Poorly paid police overlook poachers in exchange for bribes, as the government scrapes for funds to fight the illegal caviar business. Oil spills and dam construction, meanwhile, have severely diminished the sturgeon's habitat.

The abolition of the State Environment Committee this spring has aggravated matters, leaving less oversight over the fish and their surroundings, said activists at a round table on Russia's sturgeon, once the source of most the world's caviar.

Sturgeon stocks nationwide are down to about 5,000 tons, from 42,000-45,000 in 1980, said Boris Kotenev, director of the state fisheries industry research institute.

Just a fraction of those are caught legally; poachers take in 11 times as much as the legal catch, round table members said.

Poaching often starts with desperately poor villagers netting sturgeon whose eggs are worth many times the average monthly salary. They easily evade police in their remote towns, and their contraband is compact and easy to smuggle.

Caviar poaching has sapped a key source of income to Russia's wobbly economy since the 1991 collapse of the Soviet Union, which strictly controlled the trade. The Interior Ministry estimates that the official caviar trade brought in $40 million a year for Russia in the late 1990s, compared with $500 million a year for the poachers.

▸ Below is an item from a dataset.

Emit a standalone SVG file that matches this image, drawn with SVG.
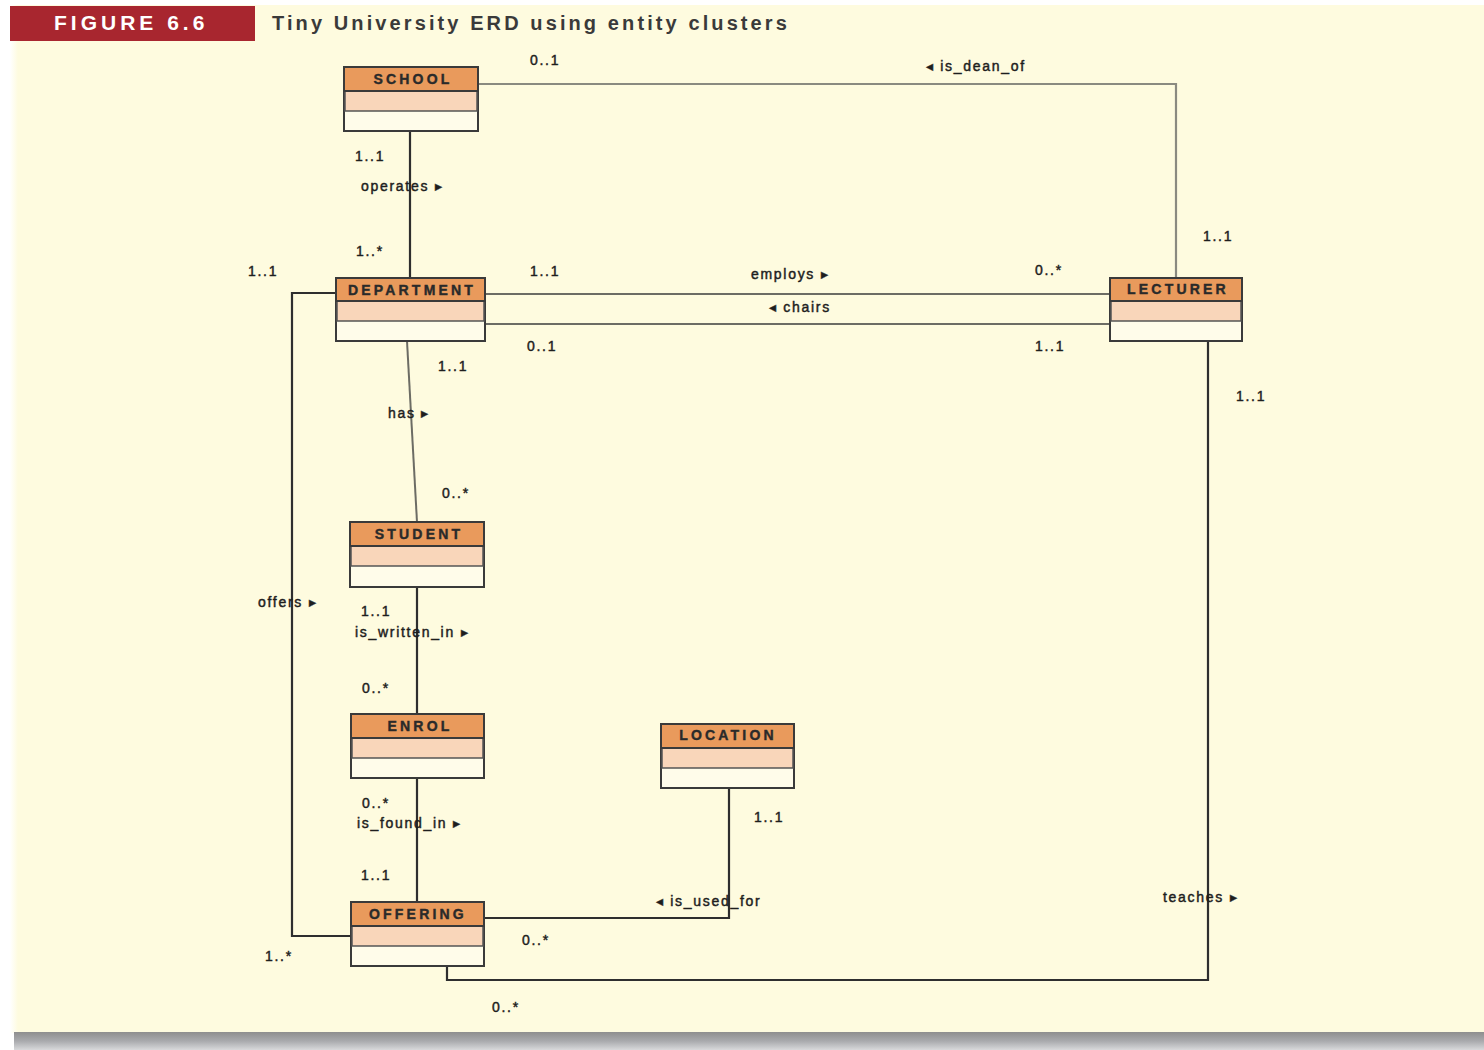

Russia has dropped to No. 2 world caviar producer behind Iran, which is also on the Caspian Sea, and will export 60 percent less black caviar this year than in 1999, officials said.

''Most likely, sturgeon as a species will continue to exist,'' said Igor Chestin, director of the World Wildlife Fund's Russia office. ''But it's a question of whether it will continue to be a commercial fish.''

Most attention has been on shrinking sturgeon populations in the Caspian Sea. But the situation is more desperate in the Azov Sea, bordered by Russia and Ukraine, warned Georgy Roben, sturgeon specialist with the Institute of Evolution Ecology.

Russia sets quotas for sturgeon fishing to limit depopulation, and its quota for the Azov last year was 120 tons, Roben said. But only 45 tons were caught.

''There wasn't any more to catch,'' Roben said.

Russia's government is reportedly considering introducing a state caviar monopoly, hoping to stem poaching and bring more profits into state coffers. Some observers welcomed the idea, while others said it would enrich corrupt officials.

It could cripple villages in sturgeon-rich areas, such as the Volga River delta on the Caspian and the Amur River in Russia's Far East, where poaching has become the sole source of income for many residents.

A pound of poached Caspian beluga caviar can fetch $45 in Moscow, while it could run $1,575 in the United States.

Increased fines for poaching have made little difference, admitted Grigory Kovalev, director of the Glavrybvod fish breeding agency.

''It's directly tied to the economic situation. People feel they have no choice'' but to fish illegally, he said.

Chestin criticized the dissolution in May of the ecology committee, which was absorbed by the Ministry for Natural Resources - the agency assigned with using Russia's vast territorial resources, not protecting them.

''That has severely harmed progress'' in saving sturgeon, he said.